- _What to do_
Set down the data below without change, skipping the pictures it holds.

---------- Given material ----------

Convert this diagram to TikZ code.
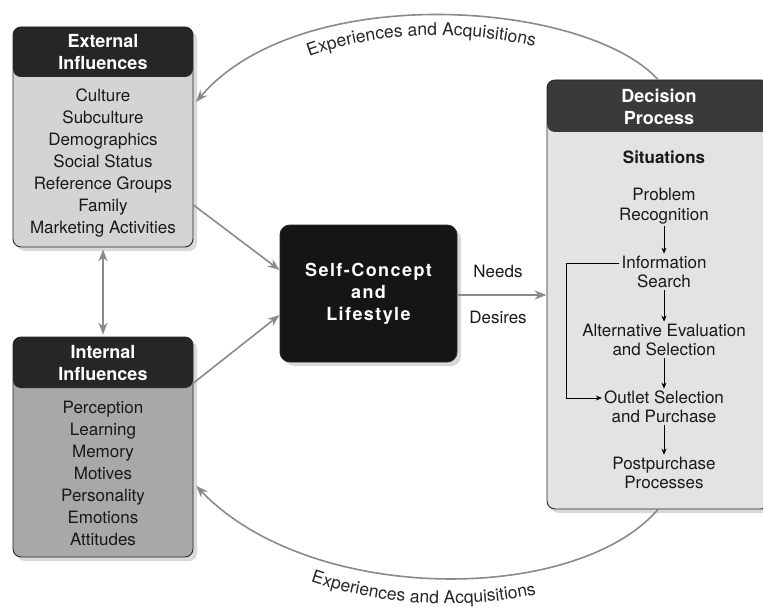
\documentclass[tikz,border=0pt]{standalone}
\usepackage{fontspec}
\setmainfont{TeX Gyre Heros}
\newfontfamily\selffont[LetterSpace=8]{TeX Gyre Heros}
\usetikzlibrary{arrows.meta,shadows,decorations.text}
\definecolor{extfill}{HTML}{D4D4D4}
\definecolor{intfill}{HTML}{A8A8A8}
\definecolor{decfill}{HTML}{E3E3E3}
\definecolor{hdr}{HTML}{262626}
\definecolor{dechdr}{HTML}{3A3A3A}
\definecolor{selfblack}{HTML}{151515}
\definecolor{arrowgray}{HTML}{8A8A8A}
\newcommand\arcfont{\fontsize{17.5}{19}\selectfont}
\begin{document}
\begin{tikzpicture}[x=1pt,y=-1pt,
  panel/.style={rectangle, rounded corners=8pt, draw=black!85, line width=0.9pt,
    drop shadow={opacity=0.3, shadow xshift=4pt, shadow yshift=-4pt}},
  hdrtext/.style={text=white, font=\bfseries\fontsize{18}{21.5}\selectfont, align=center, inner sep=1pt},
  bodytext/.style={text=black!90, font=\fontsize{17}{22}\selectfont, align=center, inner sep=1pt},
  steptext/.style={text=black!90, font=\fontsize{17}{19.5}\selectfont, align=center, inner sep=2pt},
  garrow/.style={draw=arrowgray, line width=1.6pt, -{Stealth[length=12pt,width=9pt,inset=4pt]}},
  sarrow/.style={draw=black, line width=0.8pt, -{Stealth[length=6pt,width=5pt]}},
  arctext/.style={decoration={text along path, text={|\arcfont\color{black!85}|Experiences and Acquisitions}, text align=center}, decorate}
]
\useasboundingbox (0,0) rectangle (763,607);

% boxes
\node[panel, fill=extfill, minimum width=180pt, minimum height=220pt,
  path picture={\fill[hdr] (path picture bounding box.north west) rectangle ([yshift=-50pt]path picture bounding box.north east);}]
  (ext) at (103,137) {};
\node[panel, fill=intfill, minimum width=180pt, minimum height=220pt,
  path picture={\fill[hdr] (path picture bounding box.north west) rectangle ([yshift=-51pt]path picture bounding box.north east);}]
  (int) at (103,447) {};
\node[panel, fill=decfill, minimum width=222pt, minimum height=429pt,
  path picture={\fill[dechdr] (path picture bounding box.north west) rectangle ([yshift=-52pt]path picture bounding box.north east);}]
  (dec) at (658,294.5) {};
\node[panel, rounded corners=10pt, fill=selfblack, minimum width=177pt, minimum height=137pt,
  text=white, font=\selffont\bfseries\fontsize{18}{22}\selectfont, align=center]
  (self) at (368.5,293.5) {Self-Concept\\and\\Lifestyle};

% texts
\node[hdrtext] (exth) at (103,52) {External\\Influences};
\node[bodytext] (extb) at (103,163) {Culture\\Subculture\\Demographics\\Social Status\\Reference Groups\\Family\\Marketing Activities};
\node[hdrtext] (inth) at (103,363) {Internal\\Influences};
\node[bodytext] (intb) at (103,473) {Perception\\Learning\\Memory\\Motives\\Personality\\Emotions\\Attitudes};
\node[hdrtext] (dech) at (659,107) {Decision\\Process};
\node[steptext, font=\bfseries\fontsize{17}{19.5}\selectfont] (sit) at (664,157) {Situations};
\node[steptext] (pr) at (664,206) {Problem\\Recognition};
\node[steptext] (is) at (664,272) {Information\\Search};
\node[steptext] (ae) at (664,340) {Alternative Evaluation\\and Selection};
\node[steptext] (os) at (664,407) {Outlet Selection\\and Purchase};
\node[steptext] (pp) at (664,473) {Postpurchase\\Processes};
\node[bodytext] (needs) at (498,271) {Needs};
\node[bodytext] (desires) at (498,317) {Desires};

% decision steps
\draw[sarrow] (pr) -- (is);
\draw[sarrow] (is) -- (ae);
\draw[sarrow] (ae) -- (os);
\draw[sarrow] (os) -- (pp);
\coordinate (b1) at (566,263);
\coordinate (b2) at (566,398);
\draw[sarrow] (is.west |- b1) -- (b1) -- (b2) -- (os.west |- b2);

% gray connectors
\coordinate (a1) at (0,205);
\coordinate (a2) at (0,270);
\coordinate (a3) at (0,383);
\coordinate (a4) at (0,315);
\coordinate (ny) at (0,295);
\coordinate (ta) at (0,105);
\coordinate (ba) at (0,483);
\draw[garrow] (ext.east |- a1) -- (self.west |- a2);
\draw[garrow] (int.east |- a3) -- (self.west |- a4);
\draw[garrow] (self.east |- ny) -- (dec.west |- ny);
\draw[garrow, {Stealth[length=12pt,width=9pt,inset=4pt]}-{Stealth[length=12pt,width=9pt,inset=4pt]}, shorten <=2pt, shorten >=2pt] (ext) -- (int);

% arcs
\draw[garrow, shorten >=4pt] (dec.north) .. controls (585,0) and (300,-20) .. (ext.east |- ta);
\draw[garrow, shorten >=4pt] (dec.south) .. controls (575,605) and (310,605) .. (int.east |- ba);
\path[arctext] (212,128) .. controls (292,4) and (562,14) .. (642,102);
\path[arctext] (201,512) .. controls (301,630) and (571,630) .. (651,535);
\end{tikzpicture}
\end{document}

----------

- _Task output_
Convert this diagram to TikZ code.
\documentclass[tikz,border=0pt]{standalone}
\usepackage{fontspec}
\setmainfont{TeX Gyre Heros}
\newfontfamily\selffont[LetterSpace=8]{TeX Gyre Heros}
\usetikzlibrary{arrows.meta,shadows,decorations.text}
\definecolor{extfill}{HTML}{D4D4D4}
\definecolor{intfill}{HTML}{A8A8A8}
\definecolor{decfill}{HTML}{E3E3E3}
\definecolor{hdr}{HTML}{262626}
\definecolor{dechdr}{HTML}{3A3A3A}
\definecolor{selfblack}{HTML}{151515}
\definecolor{arrowgray}{HTML}{8A8A8A}
\newcommand\arcfont{\fontsize{17.5}{19}\selectfont}
\begin{document}
\begin{tikzpicture}[x=1pt,y=-1pt,
  panel/.style={rectangle, rounded corners=8pt, draw=black!85, line width=0.9pt,
    drop shadow={opacity=0.3, shadow xshift=4pt, shadow yshift=-4pt}},
  hdrtext/.style={text=white, font=\bfseries\fontsize{18}{21.5}\selectfont, align=center, inner sep=1pt},
  bodytext/.style={text=black!90, font=\fontsize{17}{22}\selectfont, align=center, inner sep=1pt},
  steptext/.style={text=black!90, font=\fontsize{17}{19.5}\selectfont, align=center, inner sep=2pt},
  garrow/.style={draw=arrowgray, line width=1.6pt, -{Stealth[length=12pt,width=9pt,inset=4pt]}},
  sarrow/.style={draw=black, line width=0.8pt, -{Stealth[length=6pt,width=5pt]}},
  arctext/.style={decoration={text along path, text={|\arcfont\color{black!85}|Experiences and Acquisitions}, text align=center}, decorate}
]
\useasboundingbox (0,0) rectangle (763,607);

% boxes
\node[panel, fill=extfill, minimum width=180pt, minimum height=220pt,
  path picture={\fill[hdr] (path picture bounding box.north west) rectangle ([yshift=-50pt]path picture bounding box.north east);}]
  (ext) at (103,137) {};
\node[panel, fill=intfill, minimum width=180pt, minimum height=220pt,
  path picture={\fill[hdr] (path picture bounding box.north west) rectangle ([yshift=-51pt]path picture bounding box.north east);}]
  (int) at (103,447) {};
\node[panel, fill=decfill, minimum width=222pt, minimum height=429pt,
  path picture={\fill[dechdr] (path picture bounding box.north west) rectangle ([yshift=-52pt]path picture bounding box.north east);}]
  (dec) at (658,294.5) {};
\node[panel, rounded corners=10pt, fill=selfblack, minimum width=177pt, minimum height=137pt,
  text=white, font=\selffont\bfseries\fontsize{18}{22}\selectfont, align=center]
  (self) at (368.5,293.5) {Self-Concept\\and\\Lifestyle};

% texts
\node[hdrtext] (exth) at (103,52) {External\\Influences};
\node[bodytext] (extb) at (103,163) {Culture\\Subculture\\Demographics\\Social Status\\Reference Groups\\Family\\Marketing Activities};
\node[hdrtext] (inth) at (103,363) {Internal\\Influences};
\node[bodytext] (intb) at (103,473) {Perception\\Learning\\Memory\\Motives\\Personality\\Emotions\\Attitudes};
\node[hdrtext] (dech) at (659,107) {Decision\\Process};
\node[steptext, font=\bfseries\fontsize{17}{19.5}\selectfont] (sit) at (664,157) {Situations};
\node[steptext] (pr) at (664,206) {Problem\\Recognition};
\node[steptext] (is) at (664,272) {Information\\Search};
\node[steptext] (ae) at (664,340) {Alternative Evaluation\\and Selection};
\node[steptext] (os) at (664,407) {Outlet Selection\\and Purchase};
\node[steptext] (pp) at (664,473) {Postpurchase\\Processes};
\node[bodytext] (needs) at (498,271) {Needs};
\node[bodytext] (desires) at (498,317) {Desires};

% decision steps
\draw[sarrow] (pr) -- (is);
\draw[sarrow] (is) -- (ae);
\draw[sarrow] (ae) -- (os);
\draw[sarrow] (os) -- (pp);
\coordinate (b1) at (566,263);
\coordinate (b2) at (566,398);
\draw[sarrow] (is.west |- b1) -- (b1) -- (b2) -- (os.west |- b2);

% gray connectors
\coordinate (a1) at (0,205);
\coordinate (a2) at (0,270);
\coordinate (a3) at (0,383);
\coordinate (a4) at (0,315);
\coordinate (ny) at (0,295);
\coordinate (ta) at (0,105);
\coordinate (ba) at (0,483);
\draw[garrow] (ext.east |- a1) -- (self.west |- a2);
\draw[garrow] (int.east |- a3) -- (self.west |- a4);
\draw[garrow] (self.east |- ny) -- (dec.west |- ny);
\draw[garrow, {Stealth[length=12pt,width=9pt,inset=4pt]}-{Stealth[length=12pt,width=9pt,inset=4pt]}, shorten <=2pt, shorten >=2pt] (ext) -- (int);

% arcs
\draw[garrow, shorten >=4pt] (dec.north) .. controls (585,0) and (300,-20) .. (ext.east |- ta);
\draw[garrow, shorten >=4pt] (dec.south) .. controls (575,605) and (310,605) .. (int.east |- ba);
\path[arctext] (212,128) .. controls (292,4) and (562,14) .. (642,102);
\path[arctext] (201,512) .. controls (301,630) and (571,630) .. (651,535);
\end{tikzpicture}
\end{document}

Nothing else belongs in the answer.